I'm pretty confident the answer to this question is yes, but I am struggling to find a proof.
The definition I'm using is: a $k$-algebra $A$ is separable if for any field extension $K\supseteq k$ we have that $A\otimes_kK$ is semisimple.
I am able to prove that if $A$ and $B$ are both separable, then $A\otimes_k B$ is also separable, but I get stuck at the converse.
For one of my attempts, I took a field extension $K$. I know that $(A\otimes_k B)\otimes_k K$ is semisimple and that $A\otimes_k K$ is semisimple. I tried using the fact that $(A\otimes_k B)\otimes_k K =(A\otimes_k K)\otimes_K (B\otimes_k K)$ to argue that $B\otimes_k K$ must be semisimple, but I then realized that it is possible to have a semisimple algebra and a non-semisimple algebra such that their tensor product is semisimple. So this attempt fails.

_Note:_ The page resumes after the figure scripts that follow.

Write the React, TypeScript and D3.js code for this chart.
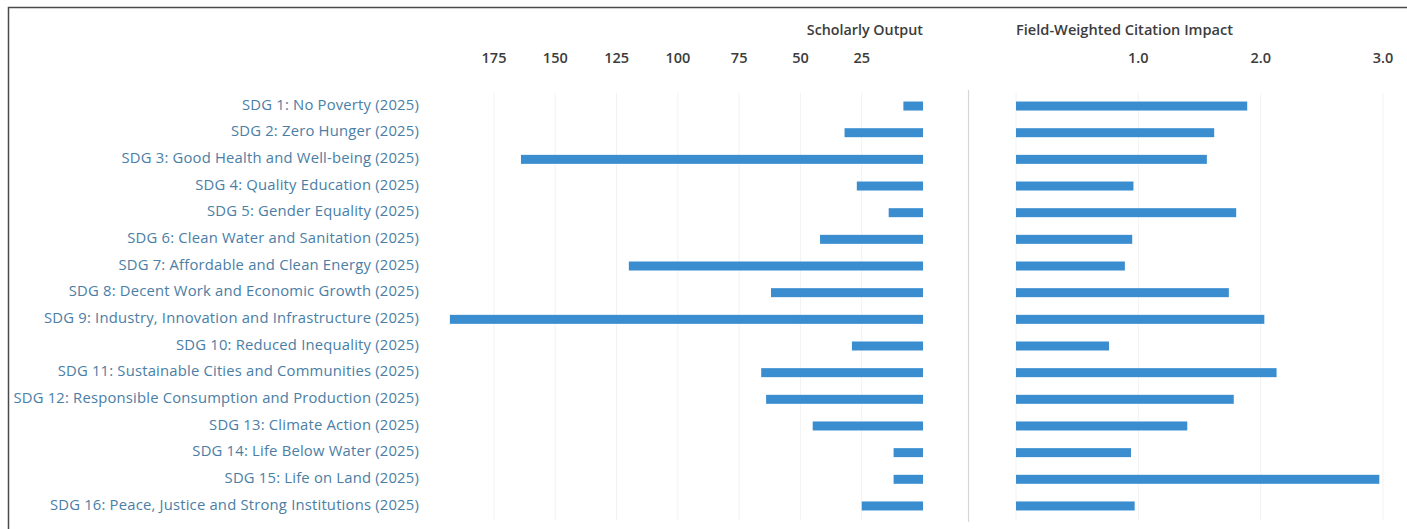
import React from "react";
import * as d3 from "d3";

const categories = [
  "SDG 1: No Poverty (2025)",
  "SDG 2: Zero Hunger (2025)",
  "SDG 3: Good Health and Well-being (2025)",
  "SDG 4: Quality Education (2025)",
  "SDG 5: Gender Equality (2025)",
  "SDG 6: Clean Water and Sanitation (2025)",
  "SDG 7: Affordable and Clean Energy (2025)",
  "SDG 8: Decent Work and Economic Growth (2025)",
  "SDG 9: Industry, Innovation and Infrastructure (2025)",
  "SDG 10: Reduced Inequality (2025)",
  "SDG 11: Sustainable Cities and Communities (2025)",
  "SDG 12: Responsible Consumption and Production (2025)",
  "SDG 13: Climate Action (2025)",
  "SDG 14: Life Below Water (2025)",
  "SDG 15: Life on Land (2025)",
  "SDG 16: Peace, Justice and Strong Institutions (2025)",
];

const scholarlyOutput = [8, 32, 164, 27, 14, 42, 120, 62, 193, 29, 66, 64, 45, 12, 12, 25];
const fwci = [1.89, 1.62, 1.56, 0.96, 1.8, 0.95, 0.89, 1.74, 2.03, 0.76, 2.13, 1.78, 1.4, 0.94, 2.97, 0.97];

const outputTicks = [175, 150, 125, 100, 75, 50, 25];
const fwciTicks = [1, 2, 3];

const W = 1407;
const H = 529;
const FONT = "'Open Sans', 'DejaVu Sans', sans-serif";
const BAR = "#3a8dcf";
const LABEL = "#4a7ea5";
const DARK = "#3c3c3c";

export default function App() {
  const xL = d3.scaleLinear().domain([0, 175]).range([923, 494]);
  const xR = d3.scaleLinear().domain([0, 3]).range([1016, 1383]);
  const y = d3.scaleBand<string>().domain(categories).range([91.7, 518.3]);
  const step = y.step();
  const barH = 9;
  const gridTop = 93;
  const gridBottom = 520;

  return (
    <svg
      width={W}
      height={H}
      style={{ position: "absolute", left: 0, top: 0, background: "#fff" }}
      fontFamily={FONT}
    >
      {/* frame */}
      <path d={`M8.5,${H} L8.5,7.5 L${W},7.5`} fill="none" stroke="#4a4a4a" strokeWidth={1.5} />

      {/* gridlines */}
      {outputTicks.map((t) => (
        <line key={"gl" + t} x1={xL(t)} x2={xL(t)} y1={gridTop} y2={gridBottom} stroke="#f2f2f2" strokeWidth={1} />
      ))}
      {[0, ...fwciTicks].map((t) => (
        <line key={"gr" + t} x1={xR(t)} x2={xR(t)} y1={gridTop} y2={gridBottom} stroke="#f2f2f2" strokeWidth={1} />
      ))}

      {/* separator */}
      <line x1={968.5} x2={968.5} y1={90} y2={522} stroke="#d6d6d6" strokeWidth={1.2} />

      {/* headers */}
      <text x={923} y={35} textAnchor="end" fontSize={14.3} fontWeight={600} fill={DARK}>
        Scholarly Output
      </text>
      <text x={1016} y={35} textAnchor="start" fontSize={14.6} fontWeight={600} fill={DARK}>
        Field-Weighted Citation Impact
      </text>

      {/* tick labels */}
      {outputTicks.map((t) => (
        <text key={"tl" + t} x={xL(t)} y={63} textAnchor="middle" fontSize={14.5} fontWeight={600} fill={DARK}>
          {t}
        </text>
      ))}
      {fwciTicks.map((t) => (
        <text key={"tr" + t} x={xR(t)} y={63} textAnchor="middle" fontSize={14.5} fontWeight={600} fill={DARK}>
          {d3.format(".1f")(t)}
        </text>
      ))}

      {/* category labels */}
      {categories.map((c) => (
        <text
          key={"c" + c}
          x={419}
          y={(y(c) as number) + step / 2}
          dy="0.32em"
          textAnchor="end"
          fontSize={14.8}
          letterSpacing={0.2}
          fill={LABEL}
        >
          {c}
        </text>
      ))}

      {/* bars left */}
      {categories.map((c, i) => (
        <rect
          key={"bl" + c}
          x={xL(scholarlyOutput[i])}
          y={(y(c) as number) + step / 2 - barH / 2 + 1}
          width={xL(0) - xL(scholarlyOutput[i])}
          height={barH}
          fill={BAR}
        />
      ))}

      {/* bars right */}
      {categories.map((c, i) => (
        <rect
          key={"br" + c}
          x={xR(0)}
          y={(y(c) as number) + step / 2 - barH / 2 + 1}
          width={xR(fwci[i]) - xR(0)}
          height={barH}
          fill={BAR}
        />
      ))}
    </svg>
  );
}
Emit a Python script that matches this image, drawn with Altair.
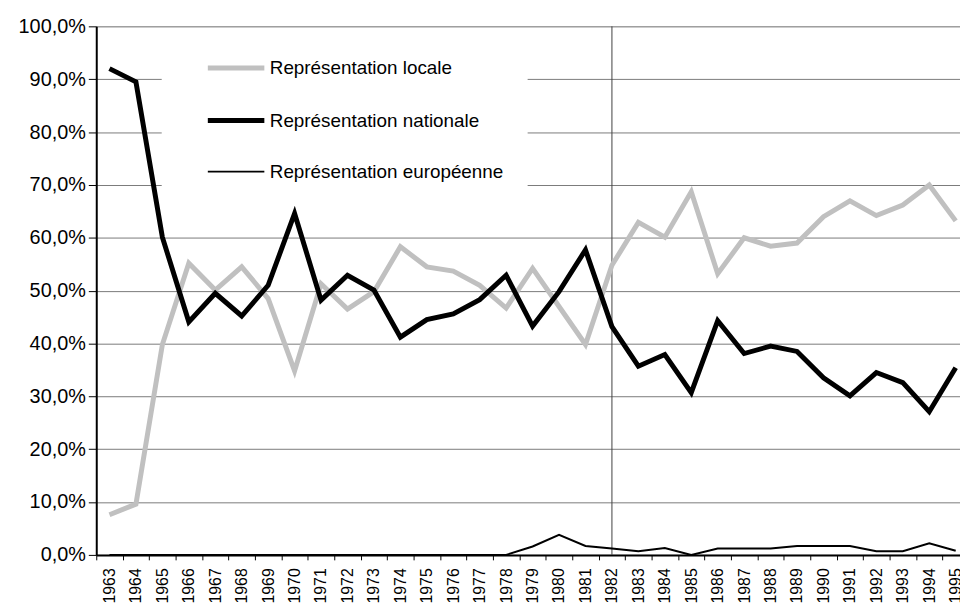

I also tried using another characterization of separable $k$-algebras: a $k$-algebra $A$ is separable if $Z(A)\otimes_k \overline{k}\cong \overline{k}\times \ldots \times \overline{k}$, where $\overline{k}$ is an algebraic closure of $k$. I know that $Z(A\otimes_k B)=Z(A)\otimes_k Z(B)$. I also know that $Z(A\otimes_k B)\otimes_k \overline{k} \cong \overline{k}\times \ldots \times \overline{k}$ and that $Z(A)\otimes_k \overline{k} \cong \overline{k}\times \ldots \times \overline{k}$. I somehow want to use this to show that $Z(B)\otimes_k \overline{k} \cong \overline{k}\times \ldots \times \overline{k}$ but I'm not sure how to proceed.
I appreciate any hints or advice. Thanks!
It seems that you are assuming $A$ and $B$ are finite dimensional over $k$.
Suppose first that $B$ is a field. Then $A\otimes_kB$ separable implies $A\otimes_k(B\otimes_kB)$ semisimple. If $B/k$ is not separable, then $B\otimes_kB$ has a non-zero nilpotent ideal, and so the same holds for $A\otimes_k(B\otimes_kB)$, a contradiction. Therefore $B/k$ is separable.
If $B$ is a division algebra with centre $K$, then $A\otimes_kB$ is separable if and only if $A\otimes_kK$ is separable, which by the above is if and only if $K/k$ is separable, if and only if $B/k$ is separable.
In general, $B$ is a finite product of matrix rings over division rings, and again $A\otimes_kB$ is separable if and only if each division ring is separable over $k$, which is if and only if $B/k$ is separable.